Que projecções de crescimento se esperam até ao final do ano?

Para o caso da Saham Angola Seguros, é expectável que se verifique um crescimento dos prémios, em kwanzas, mas, se considerarmos as taxas de inflação, no geral, o crescimento será negativo. Há solidez financeira no negócio das seguradoras em Angola? Não posso falar em nome do mercado, mas, a partir dos dados da Saham, posso extrapolar. Vai ser necessário para a expansão da actividade das seguradoras em Angola mais capital. Aliás, nós, a Saham, estamos autorizados a aumentar o capital de 3,2 biliões de kwanzas para 5,8 biliões de kwanzas. Isso traduz uma quase duplicação dos nossos capitais próprios. Acreditamos que para a expansão da nossa actividade e do nosso volume de negócios, precisamos de ter mais capital. É muito importante porque, nos momentos de crise, o cliente valoriza muito o preço. E é compreensível. Mas é importante saber que, quando se subscreve um seguro numa determinada seguradora, qual é a estrutura de capital que está por detrás, qual é a capacidade que essa seguradora tem para solver os seus compromissos. Cabe também ao regulador, no caso a Agência de Regulação e Supervisão de Seguros (ARSEG), promover a solidez do próprio sector segurador e estarmos em condições de fazer face aos desafios que a economia angolana tem sobre si. Nós, Saham, somos seguradora há já muitos anos. Somos grupo pan-africano que está presente em 26 países, com 34 companhias de seguros.

Defende maior supervisão e obrigatoriedade para a maioria dos seguros?

De forma alguma. Não poderíamos fazê-lo no momento em que vivemos. Seria contraproducente. O que tem de ser feito por nós e por todos os stakeholders do mercado é criar condições, particularmente ao nível da literacia financeira, para que o seguro seja visto de uma outra forma. Há um potencial de crescimento do sector segurador em Angola, porque ainda representa menos de 1% do Produto Interno Bruto.

Mas a obrigatoriedade dos seguros ‘arrasta’ clientes às companhias?
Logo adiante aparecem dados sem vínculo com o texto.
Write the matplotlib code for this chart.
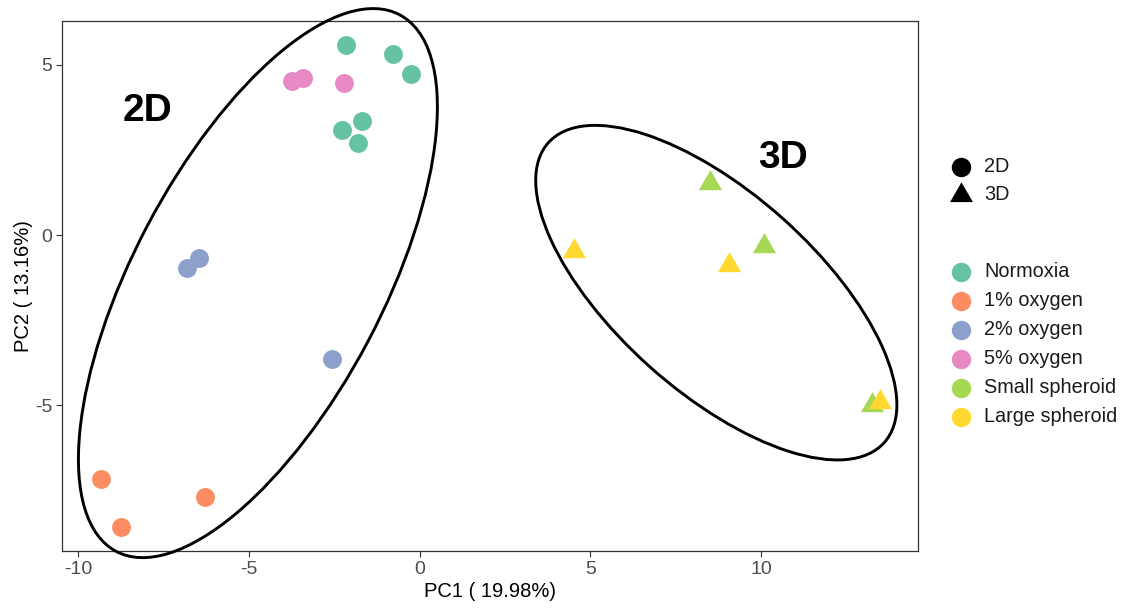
import matplotlib.pyplot as plt
import numpy as np
from matplotlib.patches import Ellipse
from matplotlib.path import Path
from matplotlib.lines import Line2D

plt.rcParams['font.family'] = ['Liberation Sans', 'DejaVu Sans']
plt.rcParams['axes.unicode_minus'] = False

# groups and Set2 colours
groups = ["Normoxia", "1% oxygen", "2% oxygen", "5% oxygen", "Small spheroid", "Large spheroid"]
colors = ["#66C2A5", "#FC8D62", "#8DA0CB", "#E78AC3", "#A6D854", "#FFD92F"]
culture = ["2D", "2D", "2D", "2D", "3D", "3D"]

# PCA scores
normoxia_pc1 = [-2.17, -0.77, -0.25, -1.70, -2.28, -1.80]
normoxia_pc2 = [5.57, 5.31, 4.72, 3.35, 3.08, 2.69]
oxy1_pc1 = [-9.34, -8.76, -6.28]
oxy1_pc2 = [-7.16, -8.57, -7.69]
oxy2_pc1 = [-6.82, -6.46, -2.58]
oxy2_pc2 = [-0.98, -0.68, -3.65]
oxy5_pc1 = [-3.75, -3.43, -2.22]
oxy5_pc2 = [4.52, 4.62, 4.45]
small_pc1 = [8.50, 10.09, 13.24]
small_pc2 = [1.54, -0.33, -5.00]
large_pc1 = [4.52, 9.06, 13.50]
large_pc2 = [-0.46, -0.87, -4.89]

pc1 = [normoxia_pc1, oxy1_pc1, oxy2_pc1, oxy5_pc1, small_pc1, large_pc1]
pc2 = [normoxia_pc2, oxy1_pc2, oxy2_pc2, oxy5_pc2, small_pc2, large_pc2]

# ellipses around the 2D and 3D samples (centre, full axes, angle)
ell_labels = ["2D", "3D"]
ell_x = [-4.74, 8.69]
ell_y = [-1.41, -1.69]
ell_w = [17.8, 13.2]
ell_h = [7.3, 5.84]
ell_angle = [62.2, -41.8]
label_x = [-7.97, 10.64]
label_y = [3.64, 2.26]

# equilateral triangle centred on its centroid, like R's pch 17
tri = Path([(0, 1), (-0.866, -0.5), (0.866, -0.5), (0, 1)],
           [Path.MOVETO, Path.LINETO, Path.LINETO, Path.CLOSEPOLY])
shape = {"2D": "o", "3D": tri}
size = {"2D": 185, "3D": 370}

fig = plt.figure(figsize=(11.28, 6.12), dpi=100)
ax = fig.add_axes([62/1128, 1 - 551/612, 856/1128, 530/612])

for g, c, cu, xs, ys in zip(groups, colors, culture, pc1, pc2):
    ax.scatter(xs, ys, s=size[cu], marker=shape[cu], color=c, linewidths=0, zorder=2)

for i in range(2):
    e = Ellipse((ell_x[i], ell_y[i]), ell_w[i], ell_h[i], angle=ell_angle[i],
                fill=False, edgecolor="black", linewidth=2.1, zorder=3, clip_on=False)
    ax.add_patch(e)
    ax.text(label_x[i], label_y[i], ell_labels[i], fontsize=28, fontweight="bold",
            ha="center", va="center")

ax.set_xlim(-10.48, 14.60)
ax.set_ylim(-9.27, 6.28)
ax.set_xticks([-10, -5, 0, 5, 10])
ax.set_yticks([-5, 0, 5])
ax.tick_params(length=4, width=0.8, color="#333333", labelcolor="#4D4D4D",
               labelsize=14, pad=3)
for sp in ax.spines.values():
    sp.set_color("#333333")
    sp.set_linewidth(0.9)

ax.set_xlabel("PC1 ( 19.98%)", fontsize=14.5, labelpad=3)
ax.set_ylabel("PC2 ( 13.16%)", fontsize=14.5)
ax.yaxis.set_label_coords(-29 / 856, 0.5)

# legends, drawn by hand to the right of the panel
lx = 960.5 / 1128
tx = 984 / 1128
def fy(py):
    return 1 - py / 612

for j, cu in enumerate(["2D", "3D"]):
    yy = fy(167 + 28 * j)
    ms = 14 if cu == "2D" else 19
    fig.add_artist(Line2D([lx], [yy], marker=shape[cu], markersize=ms, color="black",
                          markeredgewidth=0, linestyle="none", transform=fig.transFigure))
    fig.text(tx, yy, cu, fontsize=14.3, va="center", ha="left", color="#1A1A1A")

for j, (g, c) in enumerate(zip(groups, colors)):
    yy = fy(271.5 + 29 * j)
    fig.add_artist(Line2D([lx], [yy], marker="o", markersize=14, color=c,
                          markeredgewidth=0, linestyle="none", transform=fig.transFigure))
    fig.text(tx, yy, g, fontsize=14.3, va="center", ha="left", color="#1A1A1A")

fig.savefig("out.png", dpi=100)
Os seguros obrigatórios apresentam algum papel importante, até porque todos temos noção. Olhando para os números que se conhecem, ainda haverá muito veículo a circular sem seguro obrigatório e ainda haverá muita empresa que não tem o seu seguro de acidentes de trabalho. O seguro obrigatório é relativamente jovem. É um caminho que se vai percorrendo, sensibilizando as empresas, para a necessidade e os benefícios.

Soube-se que seis seguradoras vão arrancar com o seguro agrícola. A Saham integra o grupo?

Fazemos parte deste grupo piloto. É grupo de seis seguradoras, onde estamos integrados. Estamos a tentar fechar os últimos detalhes de produtos e soluções e preços. E, se tudo correr como desejamos, poderemos ter o seguro agrícola explorado.

 

PERFIL

Gestor de 57 anos, Paulo Bracons começou a actividade seguradora em Portugal, numa extinta companhia actualmente integrada na Fidelidade, accionista da angolana Universal Seguros. Em 1999, chega ao posto de director da companhia inglesa de seguros Royal Exchange, cargo que desempenhou por dois anos. Em 2014, salta para o grupo Axon, na sequência da compra da Royal Exchange. Chega a Angola, em Julho do ano passado, pela GA Seguros, actualmente denominada Saham Angola Seguros.